At this stage, the findings of the Court expose the weaknesses in the system more clearly. The lack of hierarchy between applications, especially in terms of time and the absence of a legal link between the applications, substantially reduces the attractiveness of the procedure. It is evident that the quick solution for this problem would be that undertakings submit their application to every competition authority including the Commission that might be relevant to their case. Furthermore, undertakings will also have to ensure that all the applications are as comprehensive as possible to avoid situations such as DHL encountered in this case. Although this option will solve situations such as the one previously outlined, filling such a multi-jurisdictional leniency application in a perfectly coordinated manner will have a deterrent effect on the undertakings concerned. In future cases, the undertakings that are interested in blowing the whistle will only do so when they are capable of doing multiple fillings at once. Furthermore, making a multi-jurisdictional application for leniency will likely involve substantial legal costs.
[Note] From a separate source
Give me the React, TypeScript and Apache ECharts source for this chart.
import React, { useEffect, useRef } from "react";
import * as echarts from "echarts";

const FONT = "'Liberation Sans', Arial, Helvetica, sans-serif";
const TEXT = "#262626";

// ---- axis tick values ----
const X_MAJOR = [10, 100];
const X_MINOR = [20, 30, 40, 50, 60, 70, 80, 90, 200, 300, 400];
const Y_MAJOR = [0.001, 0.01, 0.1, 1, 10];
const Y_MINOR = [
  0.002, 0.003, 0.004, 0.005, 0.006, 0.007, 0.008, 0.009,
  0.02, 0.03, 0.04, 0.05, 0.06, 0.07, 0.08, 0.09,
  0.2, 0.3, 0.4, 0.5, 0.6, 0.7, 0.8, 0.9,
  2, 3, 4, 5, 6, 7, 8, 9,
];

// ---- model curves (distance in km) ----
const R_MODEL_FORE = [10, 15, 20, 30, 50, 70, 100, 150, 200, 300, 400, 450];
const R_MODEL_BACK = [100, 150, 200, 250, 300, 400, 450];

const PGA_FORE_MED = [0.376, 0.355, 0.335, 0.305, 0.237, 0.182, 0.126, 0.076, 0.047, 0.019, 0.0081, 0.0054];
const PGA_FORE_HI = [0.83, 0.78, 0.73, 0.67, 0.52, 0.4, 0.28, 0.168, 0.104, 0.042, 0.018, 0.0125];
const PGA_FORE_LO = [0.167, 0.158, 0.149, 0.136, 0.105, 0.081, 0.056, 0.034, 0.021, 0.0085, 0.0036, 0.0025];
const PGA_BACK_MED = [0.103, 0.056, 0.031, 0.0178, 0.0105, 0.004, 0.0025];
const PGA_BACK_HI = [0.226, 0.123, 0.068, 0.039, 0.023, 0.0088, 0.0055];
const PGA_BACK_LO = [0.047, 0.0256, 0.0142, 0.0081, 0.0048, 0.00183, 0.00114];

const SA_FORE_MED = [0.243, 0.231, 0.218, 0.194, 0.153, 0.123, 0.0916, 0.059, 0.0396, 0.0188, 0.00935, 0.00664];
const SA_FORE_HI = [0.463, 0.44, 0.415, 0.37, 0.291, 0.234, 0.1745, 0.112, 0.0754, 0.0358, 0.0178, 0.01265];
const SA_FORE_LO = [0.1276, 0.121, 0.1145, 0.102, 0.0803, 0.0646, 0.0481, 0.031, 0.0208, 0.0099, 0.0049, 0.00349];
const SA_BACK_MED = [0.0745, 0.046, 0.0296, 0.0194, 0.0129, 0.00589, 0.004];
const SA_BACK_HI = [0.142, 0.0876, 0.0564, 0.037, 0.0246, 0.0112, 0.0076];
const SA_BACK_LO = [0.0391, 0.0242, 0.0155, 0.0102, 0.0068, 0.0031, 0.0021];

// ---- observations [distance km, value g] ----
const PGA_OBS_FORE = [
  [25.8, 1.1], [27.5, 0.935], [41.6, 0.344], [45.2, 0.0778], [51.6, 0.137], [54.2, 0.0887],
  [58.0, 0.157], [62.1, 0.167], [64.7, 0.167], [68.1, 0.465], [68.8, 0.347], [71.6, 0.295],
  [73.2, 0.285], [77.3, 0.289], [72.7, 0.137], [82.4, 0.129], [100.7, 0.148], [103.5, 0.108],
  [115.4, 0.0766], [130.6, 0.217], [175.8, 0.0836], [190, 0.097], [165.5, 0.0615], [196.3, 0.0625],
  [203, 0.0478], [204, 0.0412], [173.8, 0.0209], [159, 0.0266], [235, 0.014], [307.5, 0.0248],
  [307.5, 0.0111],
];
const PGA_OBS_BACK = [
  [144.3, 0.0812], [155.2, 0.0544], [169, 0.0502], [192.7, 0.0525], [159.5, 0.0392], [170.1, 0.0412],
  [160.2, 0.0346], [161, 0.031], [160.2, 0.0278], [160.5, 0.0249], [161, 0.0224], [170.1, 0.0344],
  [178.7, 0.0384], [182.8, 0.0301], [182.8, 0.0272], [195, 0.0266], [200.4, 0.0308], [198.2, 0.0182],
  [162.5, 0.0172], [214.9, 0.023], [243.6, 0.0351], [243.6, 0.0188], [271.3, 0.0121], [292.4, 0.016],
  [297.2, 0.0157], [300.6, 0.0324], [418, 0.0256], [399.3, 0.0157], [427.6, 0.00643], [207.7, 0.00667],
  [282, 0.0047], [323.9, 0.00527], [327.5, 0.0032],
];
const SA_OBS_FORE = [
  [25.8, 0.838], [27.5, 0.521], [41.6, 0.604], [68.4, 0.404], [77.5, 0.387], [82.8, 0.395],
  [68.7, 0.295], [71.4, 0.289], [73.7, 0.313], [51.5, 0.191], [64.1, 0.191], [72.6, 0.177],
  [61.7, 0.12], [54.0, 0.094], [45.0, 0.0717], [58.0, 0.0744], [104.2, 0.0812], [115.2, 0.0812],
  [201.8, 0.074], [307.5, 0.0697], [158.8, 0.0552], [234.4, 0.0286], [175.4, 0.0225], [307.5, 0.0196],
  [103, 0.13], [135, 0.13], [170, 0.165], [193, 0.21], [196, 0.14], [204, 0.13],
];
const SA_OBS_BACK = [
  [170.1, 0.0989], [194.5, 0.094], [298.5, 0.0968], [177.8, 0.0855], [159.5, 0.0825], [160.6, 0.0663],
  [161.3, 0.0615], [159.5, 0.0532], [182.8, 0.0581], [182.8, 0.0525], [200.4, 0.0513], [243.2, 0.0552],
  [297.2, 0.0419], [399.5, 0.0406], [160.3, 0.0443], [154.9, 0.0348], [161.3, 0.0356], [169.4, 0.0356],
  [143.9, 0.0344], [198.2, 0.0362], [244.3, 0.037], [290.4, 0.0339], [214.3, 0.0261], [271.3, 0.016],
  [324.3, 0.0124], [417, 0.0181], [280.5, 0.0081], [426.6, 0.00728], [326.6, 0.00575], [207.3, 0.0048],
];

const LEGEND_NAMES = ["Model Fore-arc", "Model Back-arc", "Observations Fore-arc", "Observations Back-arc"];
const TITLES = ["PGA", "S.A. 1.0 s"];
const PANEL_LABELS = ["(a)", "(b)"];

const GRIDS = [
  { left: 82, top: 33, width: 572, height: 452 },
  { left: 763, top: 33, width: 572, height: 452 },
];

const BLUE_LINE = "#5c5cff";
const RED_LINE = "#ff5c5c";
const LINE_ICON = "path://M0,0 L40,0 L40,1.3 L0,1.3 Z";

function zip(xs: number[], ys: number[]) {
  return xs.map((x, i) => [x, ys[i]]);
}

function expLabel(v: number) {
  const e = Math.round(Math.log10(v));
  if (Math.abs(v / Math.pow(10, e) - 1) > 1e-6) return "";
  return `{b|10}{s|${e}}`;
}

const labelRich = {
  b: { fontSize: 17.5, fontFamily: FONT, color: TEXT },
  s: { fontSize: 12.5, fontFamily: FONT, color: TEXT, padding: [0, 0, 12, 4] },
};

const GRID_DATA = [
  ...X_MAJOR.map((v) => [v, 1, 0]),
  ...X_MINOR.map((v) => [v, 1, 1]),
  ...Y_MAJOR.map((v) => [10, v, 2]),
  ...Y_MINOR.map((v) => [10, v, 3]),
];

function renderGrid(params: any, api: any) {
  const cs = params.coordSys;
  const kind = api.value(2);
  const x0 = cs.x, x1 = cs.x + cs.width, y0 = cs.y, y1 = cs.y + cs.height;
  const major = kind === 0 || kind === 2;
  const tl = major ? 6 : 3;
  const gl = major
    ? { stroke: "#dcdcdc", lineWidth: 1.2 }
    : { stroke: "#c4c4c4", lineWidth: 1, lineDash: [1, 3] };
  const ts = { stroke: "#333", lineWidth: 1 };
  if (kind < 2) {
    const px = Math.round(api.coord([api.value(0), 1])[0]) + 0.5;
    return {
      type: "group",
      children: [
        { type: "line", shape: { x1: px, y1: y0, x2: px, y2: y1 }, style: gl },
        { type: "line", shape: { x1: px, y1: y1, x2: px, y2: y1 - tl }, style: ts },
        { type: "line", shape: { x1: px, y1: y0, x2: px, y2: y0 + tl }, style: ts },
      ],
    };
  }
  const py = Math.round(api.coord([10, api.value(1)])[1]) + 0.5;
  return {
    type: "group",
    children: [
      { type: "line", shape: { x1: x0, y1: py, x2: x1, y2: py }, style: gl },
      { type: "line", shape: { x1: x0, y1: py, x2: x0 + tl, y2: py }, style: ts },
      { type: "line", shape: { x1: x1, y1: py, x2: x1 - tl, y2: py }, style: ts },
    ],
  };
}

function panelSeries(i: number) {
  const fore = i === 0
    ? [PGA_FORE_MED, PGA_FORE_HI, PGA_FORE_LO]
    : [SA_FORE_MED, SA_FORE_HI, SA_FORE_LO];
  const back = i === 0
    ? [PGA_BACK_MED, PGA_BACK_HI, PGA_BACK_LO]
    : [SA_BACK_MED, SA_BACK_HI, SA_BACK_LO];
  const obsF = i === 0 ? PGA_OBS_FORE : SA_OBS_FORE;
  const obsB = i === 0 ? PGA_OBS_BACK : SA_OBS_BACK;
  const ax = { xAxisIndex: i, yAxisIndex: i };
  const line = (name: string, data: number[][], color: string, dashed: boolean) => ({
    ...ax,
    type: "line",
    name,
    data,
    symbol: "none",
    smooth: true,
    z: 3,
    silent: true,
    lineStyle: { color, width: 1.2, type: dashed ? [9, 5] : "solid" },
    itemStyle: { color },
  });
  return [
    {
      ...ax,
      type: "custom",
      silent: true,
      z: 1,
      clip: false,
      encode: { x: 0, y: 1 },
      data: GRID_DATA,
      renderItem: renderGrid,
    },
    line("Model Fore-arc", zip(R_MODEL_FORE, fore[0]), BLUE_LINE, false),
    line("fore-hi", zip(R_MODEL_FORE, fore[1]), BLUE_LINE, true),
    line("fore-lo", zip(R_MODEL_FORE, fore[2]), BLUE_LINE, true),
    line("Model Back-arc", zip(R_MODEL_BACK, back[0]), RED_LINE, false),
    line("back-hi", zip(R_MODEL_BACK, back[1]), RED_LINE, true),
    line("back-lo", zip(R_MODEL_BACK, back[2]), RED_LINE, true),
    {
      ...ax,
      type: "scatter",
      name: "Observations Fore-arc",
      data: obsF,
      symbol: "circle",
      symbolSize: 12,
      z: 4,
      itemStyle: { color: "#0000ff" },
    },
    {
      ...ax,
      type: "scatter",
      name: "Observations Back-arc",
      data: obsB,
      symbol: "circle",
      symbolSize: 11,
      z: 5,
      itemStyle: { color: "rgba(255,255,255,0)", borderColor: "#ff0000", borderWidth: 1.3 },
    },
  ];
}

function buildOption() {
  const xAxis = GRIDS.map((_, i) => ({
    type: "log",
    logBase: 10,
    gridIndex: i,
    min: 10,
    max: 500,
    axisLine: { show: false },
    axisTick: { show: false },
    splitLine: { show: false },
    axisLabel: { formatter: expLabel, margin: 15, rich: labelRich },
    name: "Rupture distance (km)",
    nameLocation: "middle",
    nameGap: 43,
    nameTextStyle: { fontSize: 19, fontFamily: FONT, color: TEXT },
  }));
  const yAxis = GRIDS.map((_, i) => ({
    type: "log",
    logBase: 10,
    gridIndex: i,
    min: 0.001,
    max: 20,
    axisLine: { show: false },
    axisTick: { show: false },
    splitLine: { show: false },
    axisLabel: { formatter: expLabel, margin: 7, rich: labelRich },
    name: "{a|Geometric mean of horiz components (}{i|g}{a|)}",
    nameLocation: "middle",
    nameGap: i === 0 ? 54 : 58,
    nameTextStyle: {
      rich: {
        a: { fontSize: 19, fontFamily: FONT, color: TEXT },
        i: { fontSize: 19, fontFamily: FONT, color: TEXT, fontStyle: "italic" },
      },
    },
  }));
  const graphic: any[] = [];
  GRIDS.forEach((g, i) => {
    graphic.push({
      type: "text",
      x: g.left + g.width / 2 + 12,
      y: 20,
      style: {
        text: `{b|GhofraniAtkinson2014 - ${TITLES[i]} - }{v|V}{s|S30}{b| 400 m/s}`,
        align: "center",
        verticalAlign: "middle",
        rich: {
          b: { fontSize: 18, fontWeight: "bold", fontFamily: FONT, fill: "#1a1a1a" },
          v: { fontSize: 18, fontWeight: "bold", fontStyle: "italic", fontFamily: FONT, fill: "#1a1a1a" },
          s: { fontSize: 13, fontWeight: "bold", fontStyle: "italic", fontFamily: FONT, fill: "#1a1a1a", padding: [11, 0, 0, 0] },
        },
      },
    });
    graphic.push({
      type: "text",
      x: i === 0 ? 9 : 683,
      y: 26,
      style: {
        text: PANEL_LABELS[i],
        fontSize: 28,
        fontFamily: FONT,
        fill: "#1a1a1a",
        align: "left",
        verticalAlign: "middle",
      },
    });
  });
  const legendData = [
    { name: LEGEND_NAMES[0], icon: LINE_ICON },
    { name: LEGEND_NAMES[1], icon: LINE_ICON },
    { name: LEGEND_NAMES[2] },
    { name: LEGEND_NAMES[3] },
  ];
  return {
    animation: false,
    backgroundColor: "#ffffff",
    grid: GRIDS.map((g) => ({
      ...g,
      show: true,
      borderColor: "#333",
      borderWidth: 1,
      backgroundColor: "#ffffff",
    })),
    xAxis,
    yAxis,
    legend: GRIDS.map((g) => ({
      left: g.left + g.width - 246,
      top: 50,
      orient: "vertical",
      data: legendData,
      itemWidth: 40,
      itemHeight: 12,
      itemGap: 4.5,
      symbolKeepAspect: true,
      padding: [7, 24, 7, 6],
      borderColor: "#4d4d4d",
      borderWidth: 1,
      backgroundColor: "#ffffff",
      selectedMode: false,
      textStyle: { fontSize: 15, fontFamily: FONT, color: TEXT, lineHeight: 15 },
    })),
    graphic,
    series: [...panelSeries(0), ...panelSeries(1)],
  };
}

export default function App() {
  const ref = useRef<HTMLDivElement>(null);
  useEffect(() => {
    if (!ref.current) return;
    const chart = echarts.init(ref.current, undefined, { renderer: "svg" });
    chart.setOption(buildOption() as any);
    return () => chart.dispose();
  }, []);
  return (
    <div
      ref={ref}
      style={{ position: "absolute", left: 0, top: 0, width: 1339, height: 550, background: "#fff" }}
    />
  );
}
At the same time, making a partial, less expensive submission does not cover all the relevant competition authorities and will be unattractive as the applicant may face a full fine if the case is taken up by the NCA or the Commission and is not the first in line. Therefore, while multiple applications can be beneficial for detecting and enforcing cartels, the possibility of such parallel applications might reduce the willingness of undertakings to make use of the leniency programme in the first place.
In light of the procedural weakness of the leniency programme in the context of EU competition law seen in this case, it might be a good time to consider the possibility that a minimal form of harmonisation as in the case of private enforcement, may be required to maintain the effectiveness of this means of enforcement.